One of the things I like so much about this show is that characters who go through major events or trauma don’t simply brush off whatever happened and go back to normal. Instead, their experiences shape who they are as well as the choices they make in the future. So in the first episode of Season 3 when it’s revealed that Buffy ditched Sunnydale to become a waitress in an anonymous town, it made sense. After all, she’s a high school girl who’s been battling demons and played a major role in the death of the guy who took her virginity, so it follows that she’s not going to show up to school all cheery and ready to learn. And when Buffy does return, all is not well with Willow, Oz, Xander, and Giles, as they’re all pretty pissed off that Buffy ditched town without even saying goodbye to her best friends. Sure, they’re happy to have her back, but they don’t act like nothing ever happened – something I think a lot of shows would have done. In fact, true to form, Xander tells Buffy off and puts it all out there.
I figured Angel would be back – I mean, he did get his own spinoff show – so his resurrection was expected. I thought the dynamic between him and Buffy was interesting throughout the season and helped to add another layer of complexity to the ins and outs of high school life. Xander has become my favorite character (only because Spike was pretty much absent from this season) and I found myself laughing out loud at his stupid jokes all season long. It’s almost embarrassing, but the guy cracks me up. Of course, he’s more than just a clown, because as he’s shown in the past, when push comes to shove, Xander always steps up for Buffy. Same can be said for Willow, and it’s cool to see that she’s pursuing her development as a witch.
I figured it was only a matter of time before Xander and Willow kissed, and I was glad to see that it didn’t go over so well with the rest of their crew. You can’t help but feel bad for Oz, who comes across as the nicest guy in the world. And you even had to sympathize a little bit with Cordelia who, despite all her bitchiness and self-involvement, turned out to be a pretty loyal girlfriend for Xander.

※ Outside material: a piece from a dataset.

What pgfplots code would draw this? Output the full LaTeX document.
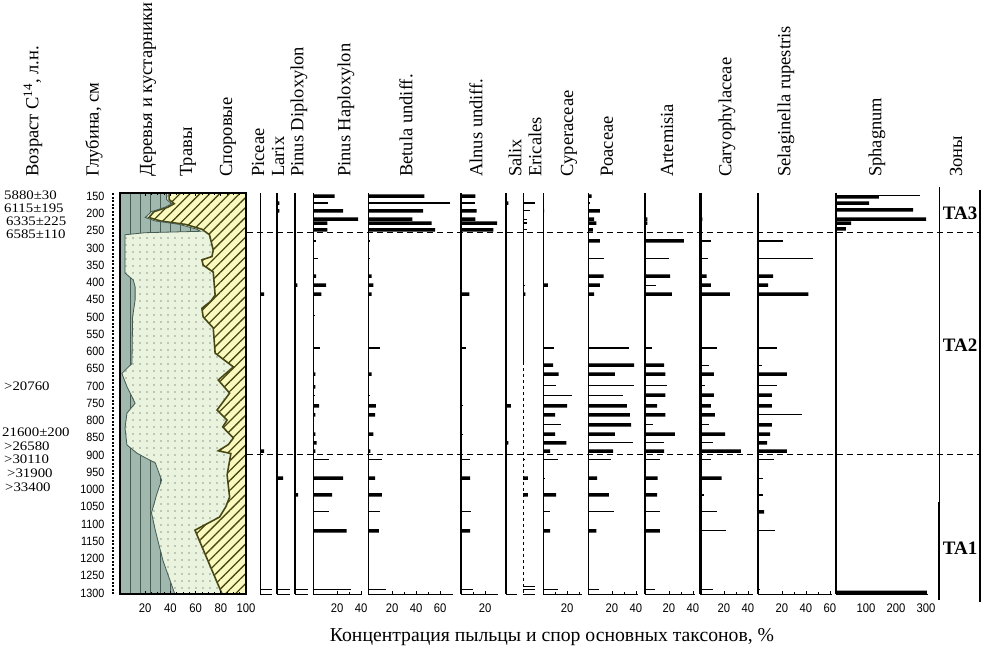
\documentclass[border=0pt]{standalone}
\usepackage{fontspec}
\setmainfont{Liberation Serif}
\newfontfamily\numfont{Liberation Sans}[FakeStretch=0.9]
\newfontfamily\agefont{Liberation Serif}[FakeStretch=1.14]
\usepackage{pgfplots}
\pgfplotsset{compat=1.18}
\usetikzlibrary{patterns.meta}
\definecolor{treec}{RGB}{160,184,174}
\definecolor{treeln}{RGB}{70,92,82}
\definecolor{grassc}{RGB}{233,243,222}
\definecolor{sporec}{RGB}{250,249,192}
\definecolor{hatchc}{RGB}{72,72,16}
\newcommand\hdr{\fontsize{18.5}{18.5}\selectfont}
\newcommand\tickf{\numfont\fontsize{12.5}{12.5}\selectfont}
\newcommand\agef{\agefont\fontsize{13}{13}\selectfont}
\pgfplotsset{
 panel/.style={anchor=south west, scale only axis, height=401pt, ymin=141, ymax=1303, y dir=reverse, xmin=0,
   axis x line*=bottom, axis y line*=left, axis line style={-, line width=0.8pt}, ytick=\empty, xtick=\empty, clip=false,
   tick style={black, line width=0.8pt}, major tick length=3pt, minor tick length=2pt,
   xticklabel style={font=\tickf, yshift=-6pt},
   /pgf/number format/assume math mode=true, /pgf/number format/1000 sep={},
   after end axis/.code={\draw[line width=0.8pt] (rel axis cs:0,0) -- (rel axis cs:1,0);}},
 thk/.style={xbar, bar width=3.5pt, bar shift=0pt, fill=black, draw=none},
 thn/.style={xcomb, black, line width=1.1pt, mark=none},
}
\begin{document}
\begin{tikzpicture}[x=1pt,y=1pt]
\path[use as bounding box] (0,0) rectangle (1003,651);

% ---------- summary panel ----------
\begin{axis}[anchor=south west, at={(120pt,57pt)}, scale only axis, width=126pt, height=401pt,
  xmin=0, xmax=100, ymin=141, ymax=1303, y dir=reverse, clip=false, axis on top,
  axis line style={line width=1.3pt}, tick style={black, line width=0.8pt},
  xtick={20,40,60,80,100}, minor x tick num=3, major tick length=3pt, minor tick length=2pt,
  ytick={150,200,...,1300}, ytick style={draw=none},
  xticklabel style={font=\tickf, yshift=-6pt},
  yticklabel style={font=\numfont\fontsize{12}{12}\selectfont, xshift=-12pt},
  /pgf/number format/assume math mode=true, /pgf/number format/1000 sep={}]
% spores (background)
\addplot[fill=sporec, draw=none] coordinates {(0,141) (100,141) (100,1303) (0,1303)};
\addplot[pattern={Lines[angle=45,distance=7pt,line width=1.3pt]}, pattern color=hatchc, draw=none]
  coordinates {(0,141) (100,141) (100,1303) (0,1303)};
% herbs (cumulative trees+herbs)
\addplot[fill=grassc, draw=none] coordinates {(0,141) (39,141) (39,160) (43,172) (38,182) (27,195) (23,212) (32,222) (52,232) (65,246) (68,254) (71,262) (74,306) (73,325) (65,335) (66,350) (74,370) (75.5,437) (72,455) (65,475) (66,500) (74,532) (75.5,605) (90,645) (78,683) (87,721) (77,770) (85,799) (81.5,819) (90,851) (86,870) (78,888) (88,896) (85,958) (87,1022) (84,1050) (79,1080) (59.5,1118) (81,1303) (0,1303)};
\addplot[pattern={Dots[distance=7pt,radius=0.65pt]}, pattern color=black!80, draw=none] coordinates {(0,141) (39,141) (39,160) (43,172) (38,182) (27,195) (23,212) (32,222) (52,232) (65,246) (68,254) (71,262) (74,306) (73,325) (65,335) (66,350) (74,370) (75.5,437) (72,455) (65,475) (66,500) (74,532) (75.5,605) (90,645) (78,683) (87,721) (77,770) (85,799) (81.5,819) (90,851) (86,870) (78,888) (88,896) (85,958) (87,1022) (84,1050) (79,1080) (59.5,1118) (81,1303) (0,1303)};
\addplot[hatchc, line width=1.6pt] coordinates {(39,141) (39,160) (43,172) (38,182) (27,195) (23,212) (32,222) (52,232) (65,246) (68,254) (71,262) (74,306) (73,325) (65,335) (66,350) (74,370) (75.5,437) (72,455) (65,475) (66,500) (74,532) (75.5,605) (90,645) (78,683) (87,721) (77,770) (85,799) (81.5,819) (90,851) (86,870) (78,888) (88,896) (85,958) (87,1022) (84,1050) (79,1080) (59.5,1118) (81,1303)};
% trees
\addplot[fill=treec, draw=none] coordinates {(0,141) (37,141) (37,160) (41,172) (36,182) (25,195) (20,212) (28,222) (47,232) (61,246) (64,252) (20,256) (4,262) (4,373) (10.5,393) (12,413) (12,451) (10,500) (9.5,635) (1.5,664) (5.5,702) (12,750) (5.5,779) (4,822) (5.5,871) (13.5,895) (21,910) (28,923) (33,973) (29,1016) (25,1068) (28,1118) (34,1205) (43.5,1303) (0,1303)};
\addplot[pattern={Lines[angle=90,distance=10pt,line width=0.7pt]}, pattern color=treeln, draw=none] coordinates {(0,141) (37,141) (37,160) (41,172) (36,182) (25,195) (20,212) (28,222) (47,232) (61,246) (64,252) (20,256) (4,262) (4,373) (10.5,393) (12,413) (12,451) (10,500) (9.5,635) (1.5,664) (5.5,702) (12,750) (5.5,779) (4,822) (5.5,871) (13.5,895) (21,910) (28,923) (33,973) (29,1016) (25,1068) (28,1118) (34,1205) (43.5,1303) (0,1303)};
\addplot[treeln, line width=0.8pt] coordinates {(37,141) (37,160) (41,172) (36,182) (25,195) (20,212) (28,222) (47,232) (61,246) (64,252) (20,256) (4,262) (4,373) (10.5,393) (12,413) (12,451) (10,500) (9.5,635) (1.5,664) (5.5,702) (12,750) (5.5,779) (4,822) (5.5,871) (13.5,895) (21,910) (28,923) (33,973) (29,1016) (25,1068) (28,1118) (34,1205) (43.5,1303)};
% depth ruler
\addplot[black, line width=2pt, dash pattern=on 2pt off 1.5pt] coordinates {(-5.6,141) (-5.6,1303)};
\end{axis}

% ---------- taxa ----------
\begin{axis}[panel, at={(260pt,57pt)}, width=12pt, xmax=10]
\addplot[thk] coordinates {(3.5,434) (3.5,889)};
\addplot[thn] coordinates {(10,1291)};
\end{axis}
\begin{axis}[panel, at={(277pt,57pt)}, width=13pt, xmax=10.8, y axis line style={line width=2pt}]
\addplot[thk] coordinates {(2,170) (2,193) (5,967)};
\addplot[thn] coordinates {(10.8,1291)};
\end{axis}
\begin{axis}[panel, at={(295pt,57pt)}, width=13pt, xmax=10.8, y axis line style={line width=2pt}]
\addplot[thk] coordinates {(2.5,1016) (2,408)};
\addplot[thn] coordinates {(10.8,1291)};
\end{axis}
\begin{axis}[panel, at={(313pt,57pt)}, width=49pt, xmax=40.8, xtick={20,40}, minor x tick num=1]
\addplot[thk] coordinates {(18,150) (25,193) (37.5,217) (12,228) (12,248) (2.5,382) (11,408) (7,434) (2,666) (2,703) (5,758) (2,784) (2,840) (3,865) (2,889) (25,967) (16,1016) (28,1120)};
\addplot[thn] coordinates {(12.5,170) (2.5,280) (4,332) (1.5,495) (6,590) (1.5,727) (13,912) (13,1065) (32,1291)};
\end{axis}
\begin{axis}[panel, at={(368pt,57pt)}, width=85pt, xmax=70.8, xtick={20,40,60}, minor x tick num=1]
\addplot[thk] coordinates {(47,150) (46,193) (37,217) (53,228) (56,248) (3,382) (4.5,408) (3,434) (3,666) (6.5,758) (6,784) (4.5,840) (2,889) (6,967) (11.5,1016) (9,1120)};
\addplot[thn] coordinates {(68,170) (1.5,280) (2,332) (10,590) (2,727) (11.5,912) (10,1065) (15,1291)};
\end{axis}
\begin{axis}[panel, at={(461pt,57pt)}, width=37pt, xmax=30.8, xtick={20}, minor xtick={10}, y axis line style={line width=1.2pt}]
\addplot[thk] coordinates {(12,150) (13,193) (12,217) (30,228) (27,248) (7,434) (7.5,967) (7.5,1120)};
\addplot[thn] coordinates {(12,170) (1,280) (1,382) (4,590) (1.5,758) (1.5,840) (7.5,912) (8,1065) (10,1291)};
\end{axis}
\begin{axis}[panel, at={(506pt,57pt)}, width=11pt, xmax=9.2, y axis line style={line width=2.5pt}]
\addplot[thk] coordinates {(2,170) (4,758) (2,865)};
\end{axis}
\begin{axis}[panel, at={(523pt,57pt)}, width=12pt, xmax=10, axis y line=none]
\addplot[black, line width=0.8pt] coordinates {(0,141) (0,630)};
\addplot[black, line width=0.8pt, dash pattern=on 3pt off 3pt] coordinates {(0,630) (0,1303)};
\addplot[thk] coordinates {(4,967) (4,1016) (2,434)};
\addplot[thn] coordinates {(10,170) (6,193) (3.5,217) (3,228) (3,248) (2,408) (2,912) (10,1280) (10,1291)};
\end{axis}
\begin{axis}[panel, at={(543pt,57pt)}, width=39pt, xmax=32.5, xtick={20}, minor xtick={10,30}]
\addplot[thk] coordinates {(1,193) (4,408) (8.5,640) (13,666) (20,758) (10,784) (10,840) (19.5,865) (6,889) (11,1016) (6,1120)};
\addplot[thn] coordinates {(1,332) (9,590) (11,700) (24,727) (15,813) (12.5,912) (2,967) (6,1065) (12.5,1291)};
\end{axis}
\begin{axis}[panel, at={(588pt,57pt)}, width=50pt, xmax=41.7, xtick={20,40}, minor x tick num=1]
\addplot[thk] coordinates {(3,150) (10,193) (5,217) (7,228) (4,248) (10,280) (13,382) (10,408) (5,434) (38.5,640) (22.5,666) (32.5,758) (35,784) (36,813) (22.5,840) (21,889) (7.5,967) (17.5,1016) (7,1120)};
\addplot[thn] coordinates {(2,170) (13,332) (34,590) (38.5,700) (29,727) (37.5,865) (19,912) (22,1065) (9,1291)};
\end{axis}
\begin{axis}[panel, at={(645pt,57pt)}, width=50pt, xmax=41.7, xtick={20,40}, minor x tick num=1, y axis line style={line width=2.5pt}]
\addplot[thk] coordinates {(2,217) (2,228) (32.5,280) (21,382) (22.5,434) (16,640) (17,666) (17,727) (10,758) (17,784) (25,840) (16,889) (10.5,967) (10,1016) (12.5,1120)};
\addplot[thn] coordinates {(20,332) (9,408) (5.5,590) (18,700) (7,813) (15.5,865) (12.5,912) (12.5,1065) (8,1291)};
\end{axis}
\begin{axis}[panel, at={(700pt,57pt)}, width=53pt, xmax=44.2, xtick={20,40}, minor x tick num=1, y axis line style={line width=3pt}]
\addplot[thk] coordinates {(2,217) (5.5,382) (9,408) (25,434) (11.5,666) (11.5,727) (9,758) (12.5,784) (21,840) (34,889) (18,967)};
\addplot[thn] coordinates {(9,280) (7,332) (14,590) (7.5,640) (4,700) (7.5,813) (10.5,865) (9,912) (3,1016) (14,1065) (21.5,1120) (10.5,1291)};
\end{axis}
\begin{axis}[panel, at={(758pt,57pt)}, width=74pt, xmax=61.7, xtick={20,40,60}, minor x tick num=1, y axis line style={line width=1.2pt}]
\addplot[thk] coordinates {(12.5,382) (8.5,408) (42,434) (24,666) (11.5,727) (11.5,758) (11.5,813) (10,840) (7.5,865) (24,889) (5,1065)};
\addplot[thn] coordinates {(21,280) (46,332) (15.5,590) (3,640) (15.5,700) (36.5,784) (13,912) (4,967) (4,1016) (14,1120) (2,1291)};
\end{axis}
\begin{axis}[panel, at={(836pt,57pt)}, width=92pt, xmax=306.7, xtick={100,200,300}, minor x tick num=1, y axis line style={line width=2.5pt}]
\addplot[thk] coordinates {(143,152) (110,170) (257,190) (300,217) (50,228) (33,245) (303,1298)};
\addplot[thn] coordinates {(280,148)};
\end{axis}

% ---------- zone boundaries and zones column ----------
\begin{axis}[anchor=south west, at={(247pt,57pt)}, scale only axis, width=734pt, height=401pt,
  xmin=247, xmax=981, ymin=141, ymax=1303, y dir=reverse, axis lines=none, clip=false]
\addplot[black, line width=0.9pt, dash pattern=on 6pt off 4pt] coordinates {(247,254) (981,254)};
\addplot[black, line width=0.9pt, dash pattern=on 6pt off 4pt] coordinates {(247,900) (981,900)};
\addplot[black, line width=1pt] coordinates {(939,123) (939,1320)};
\addplot[black, line width=2.5pt] coordinates {(939,1037) (939,1320)};
\addplot[black, line width=1.3pt] coordinates {(980,131) (980,700)};
\addplot[black, line width=2pt] coordinates {(980,690) (980,1325)};
\node[font=\bfseries\fontsize{19}{19}\selectfont] at (axis cs:960,199) {TA3};
\node[font=\bfseries\fontsize{19}{19}\selectfont] at (axis cs:960,582) {TA2};
\node[font=\bfseries\fontsize{19}{19}\selectfont] at (axis cs:960,1170) {TA1};
\end{axis}

% ---------- column headers ----------
\begin{scope}[every node/.style={rotate=90, anchor=west, inner sep=0pt, font=\hdr}]
\node at (33,474) {Возраст C\textsuperscript{14}, л.н.};
\node at (94,474) {Глубина, см};
\node at (148,474) {Деревья и кустарники};
\node at (188,474) {Травы};
\node at (228,474) {Споровые};
\node at (258,474) {Piceae};
\node at (278,474) {Larix};
\node at (299,474) {Pinus Diploxylon};
\node at (346,474) {Pinus Haploxylon};
\node at (406,474) {Betula undiff.};
\node at (476,474) {Alnus undiff.};
\node at (515,474) {Salix};
\node at (535,474) {Ericales};
\node at (569,474) {Cyperaceae};
\node at (607,474) {Poaceae};
\node at (667,474) {Artemisia};
\node at (727,474) {Caryophylaceae};
\node at (786,474) {Selaginella rupestris};
\node at (877,474) {Sphagnum};
\node at (956,474) {Зоны};
\end{scope}

% ---------- radiocarbon ages ----------
\begin{scope}[every node/.style={anchor=west, inner sep=0pt, font=\agef}]
\node at (4,456) {5880±30};
\node at (4,443) {6115±195};
\node at (6,430) {6335±225};
\node at (6,417) {6585±110};
\node at (4,265) {>20760};
\node at (2,219) {21600±200};
\node at (4,205) {>26580};
\node at (4,191.5) {>30110};
\node at (7,177.5) {>31900};
\node at (5,164) {>33400};
\end{scope}

\node[font=\fontsize{19.7}{19.7}\selectfont] at (552,14) {Концентрация пыльцы и спор основных таксонов, \%};
\end{tikzpicture}
\end{document}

As for the new characters: I thought Faith was a great addition to the show, especially considering Buffy’s crew has such a positive influence on her; it was great to introduce someone who had the opposite effect. Faith served, in many ways, as the polar opposite of Buffy, and this was shown through the choices both her and Buffy faced. Specifically, after Faith had killed a civilian while hunting vampires, it was clear that to Faith, collateral damage is all just part of the war against demons and vamps and something that has to happen. To Buffy, collateral damage is totally unacceptable and, even though it was her friend Willow, she’d rather try and save an innocent person at the expense of a larger strategy whereas Faith would let that person die and not even think twice about it. Faith was a formidable foe for Buffy and all the things Buffy wasn’t – in short, she was a well-written character and served to drive the show forward.
Keep in mind that I’m referring to Faith as a character, not Eliza Dushku as an actress. I’ve never really held much of an opinion as to her ability as an actress, but in this show, I thought she was awful. Am I alone on this? Or is Dushku a sh*tty actress?

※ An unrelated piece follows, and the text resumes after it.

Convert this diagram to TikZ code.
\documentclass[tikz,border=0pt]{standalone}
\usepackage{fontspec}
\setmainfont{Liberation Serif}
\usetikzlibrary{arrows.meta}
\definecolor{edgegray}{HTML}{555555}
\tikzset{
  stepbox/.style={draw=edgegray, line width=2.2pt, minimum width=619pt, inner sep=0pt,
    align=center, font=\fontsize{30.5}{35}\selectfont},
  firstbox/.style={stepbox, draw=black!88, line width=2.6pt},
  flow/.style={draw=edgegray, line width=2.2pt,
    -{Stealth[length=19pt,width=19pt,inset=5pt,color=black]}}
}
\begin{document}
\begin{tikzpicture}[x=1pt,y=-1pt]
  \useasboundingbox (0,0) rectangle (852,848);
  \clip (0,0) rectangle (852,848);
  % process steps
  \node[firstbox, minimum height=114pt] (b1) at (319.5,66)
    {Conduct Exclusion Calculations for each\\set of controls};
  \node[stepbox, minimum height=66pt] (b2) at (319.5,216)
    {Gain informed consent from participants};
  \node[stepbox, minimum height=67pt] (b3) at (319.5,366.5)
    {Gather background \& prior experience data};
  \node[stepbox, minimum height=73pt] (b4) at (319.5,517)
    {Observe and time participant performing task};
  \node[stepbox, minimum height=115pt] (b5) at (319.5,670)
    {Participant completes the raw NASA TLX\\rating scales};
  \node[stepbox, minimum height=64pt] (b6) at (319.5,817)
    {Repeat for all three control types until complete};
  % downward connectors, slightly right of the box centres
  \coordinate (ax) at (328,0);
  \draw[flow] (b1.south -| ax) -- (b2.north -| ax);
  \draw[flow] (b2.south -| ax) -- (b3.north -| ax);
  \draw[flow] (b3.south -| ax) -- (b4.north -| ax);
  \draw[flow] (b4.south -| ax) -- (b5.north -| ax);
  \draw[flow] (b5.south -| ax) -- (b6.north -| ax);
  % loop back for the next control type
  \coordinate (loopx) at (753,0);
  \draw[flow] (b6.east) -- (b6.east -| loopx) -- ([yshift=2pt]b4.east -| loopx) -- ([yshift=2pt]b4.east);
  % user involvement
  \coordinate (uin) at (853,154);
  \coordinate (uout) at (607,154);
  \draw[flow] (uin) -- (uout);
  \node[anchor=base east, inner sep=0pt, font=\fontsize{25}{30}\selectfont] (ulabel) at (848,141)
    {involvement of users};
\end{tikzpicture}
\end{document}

The new Watcher, Wydam-Pryce, seemed like a sissified version of Giles – and I suppose that’s what he was meant to be – but I didn’t really find his inclusion in the show necessary. To put it another way, I don’t know that his presence affected anything or anyone on the show and the season probably could have progressed forward naturally without him. I didn’t dislike him – I just didn’t develop a strong feeling one way or another. By the way, how old was he supposed to be? In his twenties? I hope so, considering he could barely stand up straight in the presence of Cordelia. If he was in his thirties…wow. But hey, it’s not like that sort of thing doesn’t happen.

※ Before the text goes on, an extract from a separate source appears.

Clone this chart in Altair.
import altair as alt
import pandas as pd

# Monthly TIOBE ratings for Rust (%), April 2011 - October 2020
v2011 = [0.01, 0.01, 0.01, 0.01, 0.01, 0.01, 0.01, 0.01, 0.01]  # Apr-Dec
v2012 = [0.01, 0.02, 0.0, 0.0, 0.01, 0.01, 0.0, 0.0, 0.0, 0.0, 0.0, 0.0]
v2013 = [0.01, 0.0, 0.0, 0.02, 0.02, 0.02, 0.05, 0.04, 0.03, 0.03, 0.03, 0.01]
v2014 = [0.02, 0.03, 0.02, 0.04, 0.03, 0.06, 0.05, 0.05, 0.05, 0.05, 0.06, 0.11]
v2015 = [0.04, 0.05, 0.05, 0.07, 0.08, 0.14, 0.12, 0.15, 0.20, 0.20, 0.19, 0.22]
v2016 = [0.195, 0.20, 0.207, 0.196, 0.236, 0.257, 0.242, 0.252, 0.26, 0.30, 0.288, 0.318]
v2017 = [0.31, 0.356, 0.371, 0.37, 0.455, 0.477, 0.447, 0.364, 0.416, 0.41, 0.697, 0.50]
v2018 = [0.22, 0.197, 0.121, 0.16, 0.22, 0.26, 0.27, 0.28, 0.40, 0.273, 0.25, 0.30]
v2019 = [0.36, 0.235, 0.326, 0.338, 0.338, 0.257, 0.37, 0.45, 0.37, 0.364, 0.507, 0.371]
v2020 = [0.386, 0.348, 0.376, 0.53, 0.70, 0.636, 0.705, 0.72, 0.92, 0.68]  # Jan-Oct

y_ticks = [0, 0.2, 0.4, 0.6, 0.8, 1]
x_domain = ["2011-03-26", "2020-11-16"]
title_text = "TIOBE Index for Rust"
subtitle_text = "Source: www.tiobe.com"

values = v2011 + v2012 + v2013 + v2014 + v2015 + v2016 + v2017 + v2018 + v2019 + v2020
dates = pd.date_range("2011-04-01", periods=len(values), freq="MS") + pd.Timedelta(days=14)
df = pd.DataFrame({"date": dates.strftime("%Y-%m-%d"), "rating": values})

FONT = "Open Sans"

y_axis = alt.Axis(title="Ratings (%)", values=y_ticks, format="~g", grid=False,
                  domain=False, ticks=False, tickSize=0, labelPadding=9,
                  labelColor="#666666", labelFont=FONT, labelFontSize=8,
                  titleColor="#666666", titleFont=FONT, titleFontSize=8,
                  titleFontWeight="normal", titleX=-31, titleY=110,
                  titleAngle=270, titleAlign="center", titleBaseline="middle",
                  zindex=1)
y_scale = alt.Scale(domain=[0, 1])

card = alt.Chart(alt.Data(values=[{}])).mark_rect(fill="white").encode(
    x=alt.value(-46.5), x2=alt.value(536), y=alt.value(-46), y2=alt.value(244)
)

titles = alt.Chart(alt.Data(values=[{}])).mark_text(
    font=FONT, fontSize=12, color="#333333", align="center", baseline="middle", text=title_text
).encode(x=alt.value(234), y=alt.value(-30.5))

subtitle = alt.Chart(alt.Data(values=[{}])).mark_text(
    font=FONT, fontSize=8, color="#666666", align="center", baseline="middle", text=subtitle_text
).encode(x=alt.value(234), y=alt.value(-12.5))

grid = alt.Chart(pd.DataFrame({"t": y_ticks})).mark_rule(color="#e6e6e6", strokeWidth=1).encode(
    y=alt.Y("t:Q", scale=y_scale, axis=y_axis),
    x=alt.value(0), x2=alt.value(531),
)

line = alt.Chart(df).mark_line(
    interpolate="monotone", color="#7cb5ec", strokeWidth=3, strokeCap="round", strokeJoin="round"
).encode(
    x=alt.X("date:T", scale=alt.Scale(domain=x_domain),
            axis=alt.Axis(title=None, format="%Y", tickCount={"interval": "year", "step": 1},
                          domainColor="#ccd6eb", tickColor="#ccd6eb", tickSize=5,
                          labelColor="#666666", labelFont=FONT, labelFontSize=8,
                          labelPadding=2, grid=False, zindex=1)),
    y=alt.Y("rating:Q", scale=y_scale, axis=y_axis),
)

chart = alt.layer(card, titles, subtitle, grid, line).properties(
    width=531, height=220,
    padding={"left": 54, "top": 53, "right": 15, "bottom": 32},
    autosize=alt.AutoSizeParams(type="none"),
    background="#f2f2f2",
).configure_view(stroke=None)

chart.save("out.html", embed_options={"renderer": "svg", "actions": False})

Finally, Mayor Wilkins was great. The actor who played him – Harry Groener – was always entertaining on screen, and despite his upbeat, friendly style of speaking, you could tell that something evil and sinister lurked beneath. Mayor Wilkins was certainly a worthy opponent for Buffy, and his recruitment of Faith helped affirm his role as this season’s main villain. I just wish Trick could have survived a little longer. That guy was awesome.
So, overall, and like I wrote above, this was a terrific season, certainly on the same tier as Season 2. The individual episodes that stood out to me the most were “The Zeppo,” where Xander hangs out with a zombified version of the guy who asks Dirk Diggler to beat off in Boogie Nights. Just on a pure “fun” level, that episode was great. I also really enjoyed “Doppelgangland;” it was great to see a bad version of Willow parade around Sunnydale and the reactions from Buffy and the rest of the crew. The biggest standout moment for me in the whole season, though, was when Buffy finally got her well-deserved moment at the prom and received recognition from her classmates for basically saving their lives time and time again over the past few years.
One more thought before I wrap this up – it’s tough to articulate, but I absolutely love how despite all the supernatural disturbances that threaten Sunnydale, Buffy and her crew are still high school kids with real, high school problems. It’s great to see that while the gang has to deal with the Mayor’s ascension and cope with the threat of the destruction of the world, they’re still stressing out over prom.
Anyway, I’ll be moving on to Season 4 this week, and I’m guessing that it’ll pick up with all the kids enrolled at the local college. Is it going to be Saved by the Bell college years in Sunnydale? We’ll see, but Season 2 and 3 are a tough act to follow. Further, I felt like the first three seasons provided an organic arc, with graduation serving as effective closure. So, I remain a bit skeptical of Season 4, but I’m fully confident it’s going to be, at the very least, fun to watch.